Counties Transit Improvement Board (CTIB)
The Counties Transit Improvement Board was created on April 1, 2008, as required by Minn. Statute Section 297A.992, by a joint powers agreement between the counties of Anoka, Dakota, Hennepin, Ramsey and Washington. Its purpose is to receive and distribute the quarter-cent transit sales tax and the $20 motor vehicle sales tax, permitted by the Legislature. CTIB distributes the collected taxes by awarding annual grants for the development, construction, and operation of transitways serving the five-county area.
These five counties hold 92 percent of residents within, as well as more than 92 percent of the tax base of, the entire Twin Cities metropolitan region.
CTIB works in collaboration with the Metropolitan Council and Carver and Scott counties. Each county has two members and one alternate on the board. The Metropolitan Council has one member and one alternate.

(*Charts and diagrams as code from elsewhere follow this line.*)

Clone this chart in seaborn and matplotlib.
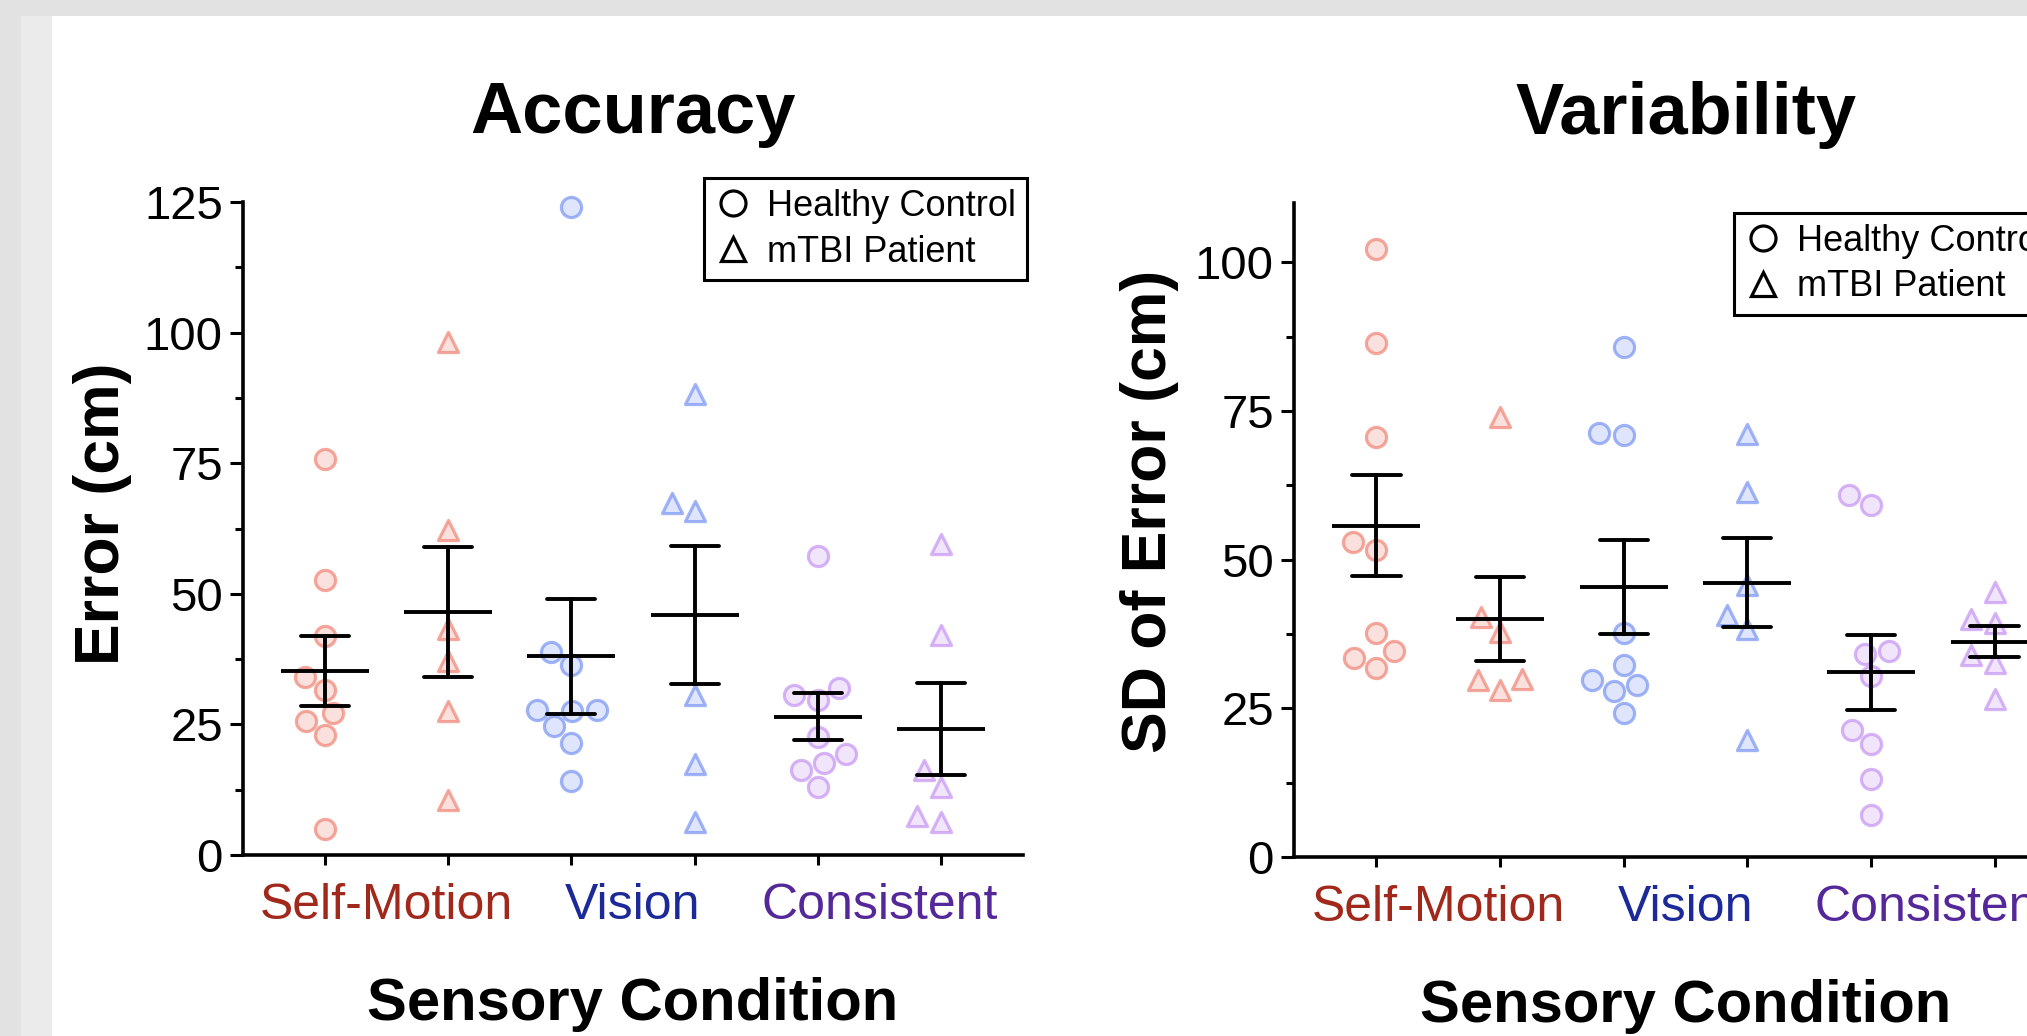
import numpy as np
import pandas as pd
import matplotlib
matplotlib.use("Agg")
import matplotlib.pyplot as plt
import seaborn as sns
from matplotlib.patches import Rectangle
from matplotlib.lines import Line2D
from matplotlib.ticker import MultipleLocator

# ---------------- data ----------------
conditions = ["Self-Motion", "Vision", "Consistent"]
groups = ["Healthy Control", "mTBI Patient"]

acc_sm_hc = [75.8, 52.6, 41.9, 34.1, 31.6, 27.2, 25.7, 23.0, 5.0]
acc_sm_tbi = [98.2, 62.3, 43.2, 37.1, 27.6, 10.5]
acc_v_hc = [124.1, 38.9, 36.4, 27.7, 27.7, 27.6, 24.6, 21.4, 14.1]
acc_v_tbi = [88.2, 67.4, 65.8, 30.7, 17.5, 6.3]
acc_c_hc = [57.3, 32.0, 30.7, 29.7, 22.5, 19.4, 17.7, 16.2, 13.0]
acc_c_tbi = [59.6, 42.1, 16.2, 13.0, 7.5, 6.3]

var_sm_hc = [102.2, 86.4, 70.7, 52.9, 51.6, 37.6, 34.6, 33.4, 31.8]
var_sm_tbi = [74.0, 40.4, 37.9, 29.9, 29.8, 28.1]
var_v_hc = [85.7, 71.3, 71.0, 37.6, 32.3, 29.8, 29.0, 27.9, 24.3]
var_v_tbi = [71.2, 61.4, 45.7, 40.7, 38.4, 19.6]
var_c_hc = [60.9, 59.2, 34.6, 34.2, 30.4, 21.4, 19.0, 13.1, 7.0]
var_c_tbi = [44.5, 40.1, 39.3, 34.0, 32.7, 26.6]

titles = ["Accuracy", "Variability"]
ylabels = ["Error (cm)", "SD of Error (cm)"]
xlabel = "Sensory Condition"

point_colors = {"Self-Motion": "#f07a6a", "Vision": "#6f8cf2", "Consistent": "#c28cf2"}
label_colors = ["#a0291c", "#1c2a99", "#55289a"]


def build_df(sm_hc, sm_tbi, v_hc, v_tbi, c_hc, c_tbi):
    rows = []
    for cond, hc, tbi in zip(conditions, [sm_hc, v_hc, c_hc], [sm_tbi, v_tbi, c_tbi]):
        for v in hc:
            rows.append((cond, groups[0], f"{cond}|{groups[0]}", v))
        for v in tbi:
            rows.append((cond, groups[1], f"{cond}|{groups[1]}", v))
    return pd.DataFrame(rows, columns=["cond", "group", "pos", "value"])


positions = [f"{c}|{g}" for c in conditions for g in groups]

df_acc = build_df(acc_sm_hc, acc_sm_tbi, acc_v_hc, acc_v_tbi, acc_c_hc, acc_c_tbi)
df_var = build_df(var_sm_hc, var_sm_tbi, var_v_hc, var_v_tbi, var_c_hc, var_c_tbi)

# ---------------- style ----------------
sns.set_style("ticks")
plt.rcParams["font.family"] = ["Liberation Sans", "DejaVu Sans"]
for key in ["text.color", "axes.labelcolor", "xtick.color", "ytick.color", "axes.edgecolor"]:
    plt.rcParams[key] = "black"

W, H = 2027, 1036
fig = plt.figure(figsize=(W / 100, H / 100), dpi=100, facecolor="#e2e2e2")
fig.add_artist(Rectangle((21 / W, 0), 31 / W, (H - 16) / H, transform=fig.transFigure,
                         facecolor="#ebebeb", edgecolor="none", zorder=-20))
fig.add_artist(Rectangle((52 / W, 0), 1, (H - 16) / H, transform=fig.transFigure,
                         facecolor="white", edgecolor="none", zorder=-10))

ax1 = fig.add_axes([243 / W, (H - 855) / H, 780 / W, 653 / H])
ax2 = fig.add_axes([1294 / W, (H - 857) / H, 783 / W, 654 / H])

panels = [
    (ax1, df_acc, 125, (0.591, 1.037), -0.1795, 0.522),
    (ax2, df_var, 110, (0.562, 0.985), -0.184, 0.528),
]

for i, (ax, df, ytop, leg_anchor, ylab_x, ylab_y) in enumerate(panels):
    ax.set_facecolor("white")
    for grp, mk in zip(groups, ["o", "^"]):
        sns.swarmplot(data=df[df["group"] == grp], x="pos", y="value", order=positions,
                      hue="cond", palette=point_colors, marker=mk, size=14.5,
                      linewidth=2.3, legend=False, ax=ax, zorder=2)
    for coll in ax.collections:
        fc = coll.get_facecolor()
        if len(fc) == 0:
            continue
        rgb = tuple(fc[0][:3])
        coll.set_facecolor((*rgb, 0.22))
        coll.set_edgecolor((*rgb, 0.65))
        coll.set_clip_on(False)

    sns.pointplot(data=df, x="pos", y="value", order=positions, errorbar="se",
                  capsize=0.39, color="black", linestyle="none", marker="_",
                  markersize=63, markeredgewidth=2.8, err_kws={"linewidth": 2.8},
                  ax=ax)
    for ln in ax.lines:
        ln.set_zorder(5)

    ax.set_xlim(-0.667, 5.667)
    ax.set_ylim(0, ytop)
    ax.set_xticks(range(6), [""] * 6)
    ax.set_xticks([0.5, 2.5, 4.5], conditions, minor=True)
    for lbl, c in zip(ax.get_xticklabels(minor=True), label_colors):
        lbl.set_color(c)
    ax.yaxis.set_major_locator(MultipleLocator(25))
    ax.yaxis.set_minor_locator(MultipleLocator(12.5))

    ax.tick_params(axis="x", which="major", length=7, width=2.2, direction="out",
                   color="black")
    ax.tick_params(axis="x", which="minor", length=0, pad=20, labelsize=36)
    ax.tick_params(axis="y", which="major", length=9.5, width=2.2, pad=5,
                   labelsize=34, direction="out", color="black", labelcolor="black")
    ax.tick_params(axis="y", which="minor", length=6, width=2.2, direction="out",
                   color="black")

    for side in ["top", "right"]:
        ax.spines[side].set_visible(False)
    for side in ["left", "bottom"]:
        ax.spines[side].set_linewidth(2.6)
        ax.spines[side].set_color("black")

    ax.set_xlabel("")
    ax.set_ylabel(ylabels[i], fontsize=45, fontweight="bold", va="center", color="black")
    ax.yaxis.set_label_coords(ylab_x, ylab_y)
    ax.text(0.5, 1.1057, titles[i], transform=ax.transAxes, ha="center", va="baseline",
            fontsize=52, fontweight="bold", color="black")
    ax.text(0.5, -0.253, xlabel, transform=ax.transAxes, ha="center", va="baseline",
            fontsize=43, fontweight="bold", color="black")

    handles = [
        Line2D([], [], linestyle="none", marker="o", markersize=18, markerfacecolor="none",
               markeredgecolor="black", markeredgewidth=2.3),
        Line2D([], [], linestyle="none", marker="^", markersize=17, markerfacecolor="none",
               markeredgecolor="black", markeredgewidth=2.3),
    ]
    leg = ax.legend(handles, groups, loc="upper left", bbox_to_anchor=leg_anchor,
                    frameon=True, fancybox=False, fontsize=26, borderpad=0.3,
                    handlelength=1.0, handletextpad=0.45, labelspacing=0.3,
                    borderaxespad=0)
    for t in leg.get_texts():
        t.set_color("black")
    leg.get_frame().set_edgecolor("black")
    leg.get_frame().set_linewidth(2.2)
    leg.get_frame().set_alpha(1)
    leg.set_zorder(10)

fig.savefig("out.png", dpi=100, facecolor=fig.get_facecolor())
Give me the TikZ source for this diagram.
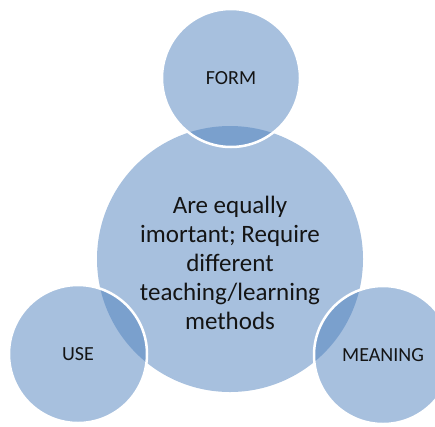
\documentclass[tikz,border=0pt]{standalone}
\usepackage{fontspec}
\setmainfont{Carlito}
\definecolor{accentblue}{RGB}{79,129,189}
\definecolor{labeltext}{RGB}{20,20,20}
\tikzset{
  bigcircle/.style={circle, inner sep=0pt, minimum size=266pt, fill=accentblue, fill opacity=0.5, text opacity=1, draw=none, text=labeltext, align=center, font=\fontsize{25}{28.8}\selectfont},
  smallcircle/.style={circle, inner sep=0pt, minimum size=138pt, fill=accentblue, fill opacity=0.5, text opacity=1, draw=white, draw opacity=1, line width=2.5pt, text=labeltext, font=\fontsize{20}{24}\selectfont}
}
\begin{document}
\begin{tikzpicture}[x=1pt,y=-1pt]
\useasboundingbox (0,0) rectangle (435,426);
\node[bigcircle] (center) at (230,259) {};
\node[labeltext, align=center, font=\fontsize{25}{28.8}\selectfont] (centertext) at (230,263) {Are equally\\imortant; Require\\different\\teaching/learning\\methods};
\node[smallcircle] (form) at (231,78) {FORM};
\node[smallcircle] (use) at (78,354) {USE};
\node[smallcircle] (meaning) at (383,355) {MEANING};
\end{tikzpicture}
\end{document}
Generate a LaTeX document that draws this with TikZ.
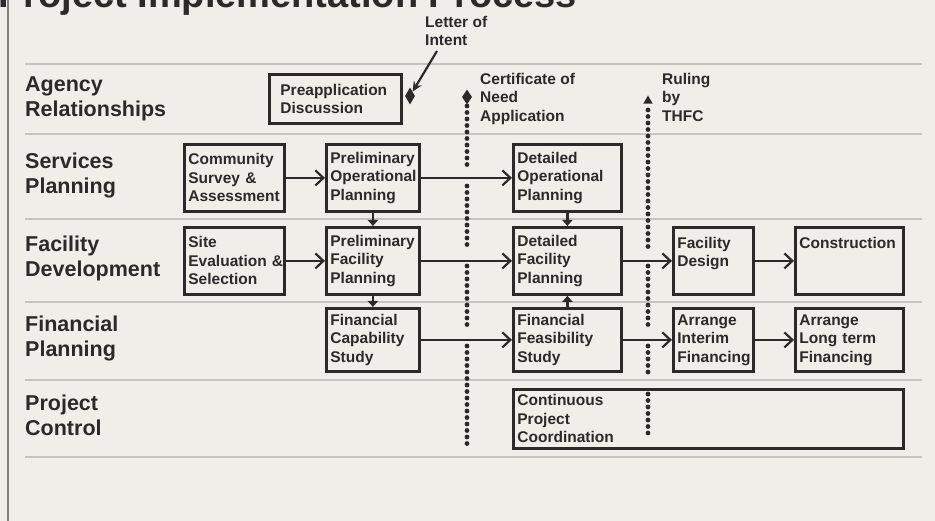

Within CTIB, there are also two committees:
- The Executive Committee consists of the CTIB officers and one county commissioner from each county who are not officers
- The Grant Evaluation and Ranking System (GEARS) Committee evaluates all capital and operating grant applications, compiling a list of ranked potential projects for CTIB to review. Each county is represented, along with cities from within the counties
CTIB awards grants for capital and operating on an annual basis through a competitive solicitation process. CTIB has awarded a total of $11,784,000 in grants to Washington County since 2009 that have been used to accelerate the development of the following transitway projects:
- Red Rock Corridor Station Area Planning
- Newport Transit Station Land Acquisition, Design and Construction
- Gateway Alternatives Analysis and Draft Environmental Impact Statement
- Demonstration Commuter Bus Service from Forest Lake to Minneapolis and St. Paul
- Property Acquisition along the Hardwood Creek Trail / Future Transit Corridor
There is a total of $4,712,000 of grant funds remaining that have been deferred for future use.